Windows Phone 7 has been for the most part, a great test platform for Microsoft. Think of the current phones as the original Xbox where they learn a lot about what’s going on without really getting profitable. But what Microsoft has learned from Windows Phones is already showing up in their other products: from the Metro interface, to the way to set up an app store with trials and an international presence, the methods of getting developers to jump on board early, the way to integrate apps into the core OS, the synergies across their screens (from code to IE’s core to adding social networking at the heart, etc). This next year of Windows Phones is in a lot of ways about teaching Microsoft how to distribute and run an app store and how to manage developers while remembering that their core is a software company but they must ensure the hardware specs are standardized.

Of course the other part of Windows Phones is search. One of the three capacitive buttons on every Windows Phone is a search button, which sends you to Bing of course and uses their other technologies (like Bing vision and voice recognition). As Microsoft sells more phones, they also get more search results. And if the analysts are right, they are going to be selling a lot more phones over the next few years. And remember that that’s just the beginning for Microsoft. The other half of selling phones is the apps they run and in their case they are providing an advertising API for developers to use.

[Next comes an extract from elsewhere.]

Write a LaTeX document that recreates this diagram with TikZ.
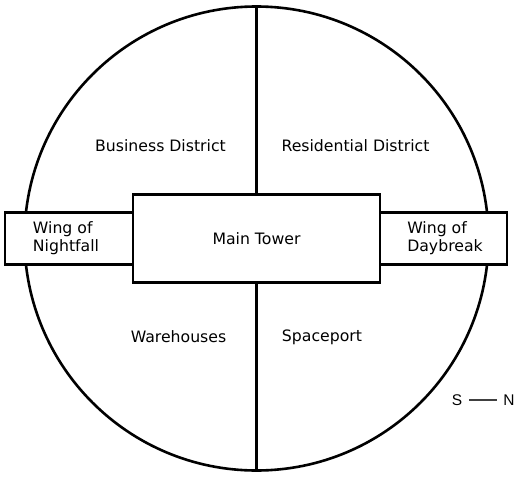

The more search and the more ads they serve the more Bing makes sense.

But that’s just the beginning. That whole Windows 8 thing they keep talking about – that’s more of this. That’s more of Bing as the default search engine and more IE10 and more data collection and, more importantly than anything, that’s more ad based applications that load Microsoft’s ads in exchange for collecting personal data. Remember, Bing is, ultimately, less about search and more about data mining and ad distribution (that’s what Google does and that’s what Microsoft is working on). Having the number one desktop OS that is a Bing machine along with a mobile platform that’s estimated to be the second most distributed is a big deal. Of course, don’t forget that Xbox is gearing up to stream tv and provide NuAds to round things out. But ultimately Microsoft has a lot more ads and a lot more search at its core so they need to spend up front to gain in the end.

If you think Bing is losing so much money that they should fold it then you don’t get the future of Microsoft as a company and you don’t see their next $1b arm. You’re probably also one of those people that was talking about the massive loses that Microsoft took on the original Xbox and probably thought that was a mistake as well. Yeah you were spot on there and you’re spot on here. Windows 8 brings search back into Microsoft’s court and when this is all done all of the neigh Sayers will be silenced.